We hadn’t seen any of their armaments, their warships — we didn’t think they could make good aeroplanes.
We thought the Japanese couldn’t see well, particularly at night, because in all the pictures we’d seen of Japanese over the years they were wearing thick horn-rimmed glasses.’

If initially the American sailors at Pearl Harbor were dumbfounded by the Japanese attack, their emotions quickly changed.
‘We thought, this is a dirty trick,’ says La Roque.
‘Those stinkers, they attacked us by surprise in our own base, they weren’t fair, they weren’t honest, they didn’t do battle with us at sea — those sneaky Japanese outsmarted us.
After all, it was Sunday morning.
Many people had gone, or were preparing to go, to church services, and that was another thing that angered us about the Japanese — they attacked us during our church services.

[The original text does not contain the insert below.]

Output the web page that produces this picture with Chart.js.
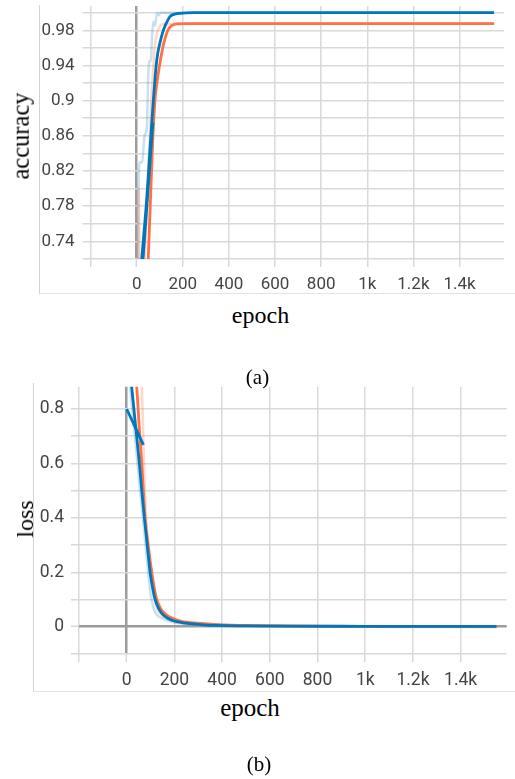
<!DOCTYPE html>
<html>
<head>
<meta charset="utf-8">
<script src="https://cdn.jsdelivr.net/npm/chart.js@4.4.0/dist/chart.umd.min.js"></script>
<style>
  html, body { margin:0; padding:0; background:#fff; }
  body { width:515px; height:779px; position:relative; overflow:hidden; }
  canvas { position:absolute; left:0; }
  .frame { position:absolute; border-left:1px solid #d2d2d2; border-bottom:1px solid #e2e2e2; }
  .lbl { position:absolute; font-family:"Liberation Serif","Times New Roman",serif; color:#000;
         line-height:1; white-space:nowrap; transform:translate(-50%,-50%); }
  .rot { transform:translate(-50%,-50%) rotate(-90deg); }
</style>
</head>
<body>

<div class="frame" style="left:39px; top:5px; width:476px; height:288px;"></div>
<div class="frame" style="left:33px; top:383px; width:482px; height:308px;"></div>

<canvas id="accChart" width="515" height="300" style="top:0; width:515px; height:300px;"></canvas>
<canvas id="lossChart" width="515" height="310" style="top:380px; width:515px; height:310px;"></canvas>

<div class="lbl rot" style="left:21px; top:136px; font-size:24.5px;">accuracy</div>
<div class="lbl" style="left:260.5px; top:315px; font-size:24px;">epoch</div>
<div class="lbl" style="left:257.5px; top:376.5px; font-size:21px;">(a)</div>

<div class="lbl rot" style="left:25px; top:518.5px; font-size:24px;">loss</div>
<div class="lbl" style="left:250px; top:706.5px; font-size:25px;">epoch</div>
<div class="lbl" style="left:259px; top:764px; font-size:21px;">(b)</div>

<script>
const BLUE = "#0077bb";
const ORANGE = "#ff7043";
const BLUE_RAW = "rgba(0,119,187,0.22)";
const ORANGE_RAW = "rgba(255,112,67,0.28)";

/* x axis (shared) */
const epochTicks = [-200, 0, 200, 400, 600, 800, 1000, 1200, 1400];
const epochLabels = ["", "0", "200", "400", "600", "800", "1k", "1.2k", "1.4k"];

/* (a) accuracy */
const accTicks = [0.72, 0.74, 0.76, 0.78, 0.80, 0.82, 0.84, 0.86, 0.88, 0.90, 0.92, 0.94, 0.96, 0.98, 1.0];
const accLabels = ["", "0.74", "", "0.78", "", "0.82", "", "0.86", "", "0.9", "", "0.94", "", "0.98", ""];

const accBlueEpoch = [10, 22, 43, 55, 65, 72, 84, 92, 101, 112, 123, 134, 144, 160, 188, 250, 600, 1000, 1550];
const accBlueValue = [0.675, 0.72, 0.787, 0.835, 0.874, 0.9, 0.939, 0.955, 0.966, 0.977, 0.985, 0.991, 0.9955, 0.998, 0.9993, 1.0, 1.0, 1.0, 1.0];

const accOrangeEpoch = [38, 50, 60, 69, 79, 89, 99, 109, 118, 128, 137, 150, 174, 220, 1550];
const accOrangeValue = [0.64, 0.72, 0.79, 0.852, 0.9, 0.923, 0.94, 0.955, 0.966, 0.975, 0.981, 0.985, 0.9872, 0.9875, 0.9875];

const accShortEpoch = [0, 70];
const accShortValue = [0.62, 0.875];

const accBlueRawEpoch = [3, 8, 14, 24, 34, 44, 50, 55, 62, 67, 72, 80, 88, 95, 105, 120, 140, 1550];
const accBlueRawValue = [0.5, 0.8, 0.83, 0.83, 0.86, 0.87, 0.93, 0.944, 0.947, 0.975, 0.99, 0.985, 1.0, 0.997, 1.0, 1.0, 1.0, 1.0];

const accOrangeRawEpoch = [2, 9, 13, 30, 45, 55, 63, 70, 80, 92, 105, 120, 1550];
const accOrangeRawValue = [0.5, 0.80, 0.68, 0.7, 0.78, 0.85, 0.9, 0.93, 0.965, 0.98, 0.986, 0.9875, 0.9875];

/* (b) loss */
const lossTicks = [-0.1, 0, 0.1, 0.2, 0.3, 0.4, 0.5, 0.6, 0.7, 0.8];
const lossLabels = ["", "0", "", "0.2", "", "0.4", "", "0.6", "", "0.8"];

const lossBlueEpoch = [0, 10, 21, 37, 53, 63, 74, 86, 98, 108, 119, 132, 147, 170, 195, 230, 265, 320, 377, 500, 700, 1000, 1300, 1550];
const lossBlueValue = [1.06, 0.97, 0.88, 0.74, 0.6, 0.5, 0.4, 0.3, 0.2, 0.145, 0.1, 0.07, 0.049, 0.032, 0.022, 0.015, 0.011, 0.007, 0.0045, 0.003, 0.002, 0.0015, 0.001, 0.001];

const lossOrangeEpoch = [25, 42, 52, 63, 77, 90, 105, 115, 126, 140, 155, 175, 195, 230, 300, 400, 600, 1000, 1550];
const lossOrangeValue = [1.02, 0.88, 0.74, 0.6, 0.4, 0.3, 0.2, 0.145, 0.1, 0.07, 0.052, 0.038, 0.03, 0.02, 0.013, 0.007, 0.003, 0.0012, 0.0005];

const lossShortEpoch = [0, 70];
const lossShortValue = [0.80, 0.668];

const lossBlueRawEpoch = [0, 15, 30, 45, 58, 68, 80, 90, 100, 112, 125, 150, 200, 300, 500, 1550];
const lossBlueRawValue = [1.1, 0.88, 0.74, 0.6, 0.48, 0.4, 0.29, 0.2, 0.12, 0.07, 0.045, 0.03, 0.015, 0.008, 0.003, 0.001];

const lossOrangeRawEpoch = [0, 50, 62, 68, 76, 88, 100, 115, 130, 160, 210, 300, 1550];
const lossOrangeRawValue = [1.3, 1.0, 0.9, 0.75, 0.5, 0.32, 0.2, 0.11, 0.06, 0.035, 0.02, 0.01, -0.002];


function points(xs, ys){
   return xs.map((x, i) => ({ x: x, y: ys[i] }));
}

function line(xs, ys, color, width){
   return {
      data: points(xs, ys),
      borderColor: color,
      borderWidth: width,
      pointRadius: 0,
      fill: false,
      cubicInterpolationMode: "monotone",
      clip: 0
   };
}

function gridOpts(){
   return {
      color: c => (c.tick && c.tick.value === 0) ? "#9c9c9c" : "#d9d9d9",
      lineWidth: c => (c.tick && c.tick.value === 0) ? 2.5 : 1.5,
      tickColor: "#d9d9d9",
      tickWidth: 1.5,
      tickLength: 8
   };
}

function fixedBox(size, vertical){
   return function(s){
      if(vertical) s.width = size; else s.height = size;
      s.paddingLeft = 0; s.paddingRight = 0;
      s.paddingTop = 0; s.paddingBottom = 0;
   };
}

function makeChart(id, cfg){
   return new Chart(document.getElementById(id), {
      type: "line",
      data: { datasets: cfg.datasets },
      options: {
         responsive: false,
         animation: false,
         events: [],
         layout: { padding: cfg.padding },
         plugins: { legend: { display: false }, tooltip: { enabled: false } },
         scales: {
            x: {
               type: "linear",
               min: -200,
               max: 1593,
               grid: gridOpts(),
               border: { display: false },
               afterBuildTicks: s => { s.ticks = epochTicks.map(v => ({ value: v })); },
               afterFit: fixedBox(cfg.xHeight, false),
               ticks: {
                  autoSkip: false,
                  maxRotation: 0,
                  minRotation: 0,
                  padding: 8,
                  color: "#444",
                  font: { family: "Roboto", size: cfg.fontSize },
                  callback: (v, i) => epochLabels[i]
               }
            },
            y: {
               type: "linear",
               min: cfg.yMin,
               max: cfg.yMax,
               grid: gridOpts(),
               border: { display: false },
               afterBuildTicks: s => { s.ticks = cfg.yTicks.map(v => ({ value: v })); },
               afterFit: fixedBox(cfg.yWidth, true),
               ticks: {
                  autoSkip: false,
                  padding: cfg.yPad,
                  color: "#444",
                  font: { family: "Roboto", size: cfg.fontSize },
                  callback: (v, i) => cfg.yLabels[i]
               }
            }
         }
      }
   });
}

/* first dataset is drawn on top */
makeChart("accChart", {
   padding: { left: 0, top: 6, right: 11, bottom: 0 },
   xHeight: 41,
   yWidth: 90.6,
   yPad: 8,
   fontSize: 17,
   yMin: 0.72,
   yMax: 1.0076,
   yTicks: accTicks,
   yLabels: accLabels,
   datasets: [
      line(accShortEpoch, accShortValue, BLUE, 2.8),
      line(accBlueEpoch, accBlueValue, BLUE, 2.8),
      line(accOrangeEpoch, accOrangeValue, ORANGE, 2.8),
      line(accOrangeRawEpoch, accOrangeRawValue, ORANGE_RAW, 2.5),
      line(accBlueRawEpoch, accBlueRawValue, BLUE_RAW, 2.5)
   ]
});

makeChart("lossChart", {
   padding: { left: 0, top: 6.7, right: 8.3, bottom: 0 },
   xHeight: 36.1,
   yWidth: 79,
   yPad: 7,
   fontSize: 17.5,
   yMin: -0.1,
   yMax: 0.882,
   yTicks: lossTicks,
   yLabels: lossLabels,
   datasets: [
      line(lossShortEpoch, lossShortValue, BLUE, 2.8),
      line(lossBlueEpoch, lossBlueValue, BLUE, 2.8),
      line(lossOrangeEpoch, lossOrangeValue, ORANGE, 2.8),
      line(lossOrangeRawEpoch, lossOrangeRawValue, ORANGE_RAW, 2.5),
      line(lossBlueRawEpoch, lossBlueRawValue, BLUE_RAW, 2.5)
   ]
});
</script>
</body>
</html>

We thought they would have better sense than to do that.
It wasn’t fair.’
The ‘unfairness’ of the Japanese attack on Pearl Harbor was to become a major theme constantly voiced by Americans throughout the war — from the characterization by President Roosevelt in his speech following Pearl Harbor that this was a ‘day of infamy’ to the US marine rallying cry: ‘Remember Pearl Harbor!
Keep ‘em dying!’

Much of the subsequent historical debate about the attack has focused on the fact that the Japanese did not deliver their declaration of war to the Americans until their planes had already begun their bombing runs at Pearl Harbor — something the Japanese say was a ‘mistake’ made by their embassy in Washington.
But arguably it would have made no difference to American anger even if the declaration of war had arrived minutes before the Pearl Harbor attack rather than hours later.
The whole Japanese war-plan had been predicated on the assumption that the imperial forces would catch the Americans completely by surprise.
In acting this way the Japanese military were following an ancient tradition last seen in modern times in 1904, when Admiral Togo had led the Japanese fleet in a surprise attack on the Russians at Port Arthur.
Indeed, it is hard not to see in the belligerent reaction of the Americans to the manner of the Pearl Harbor attack an attempt to conceal their own shame-facedness at being so complacent and ill-prepared.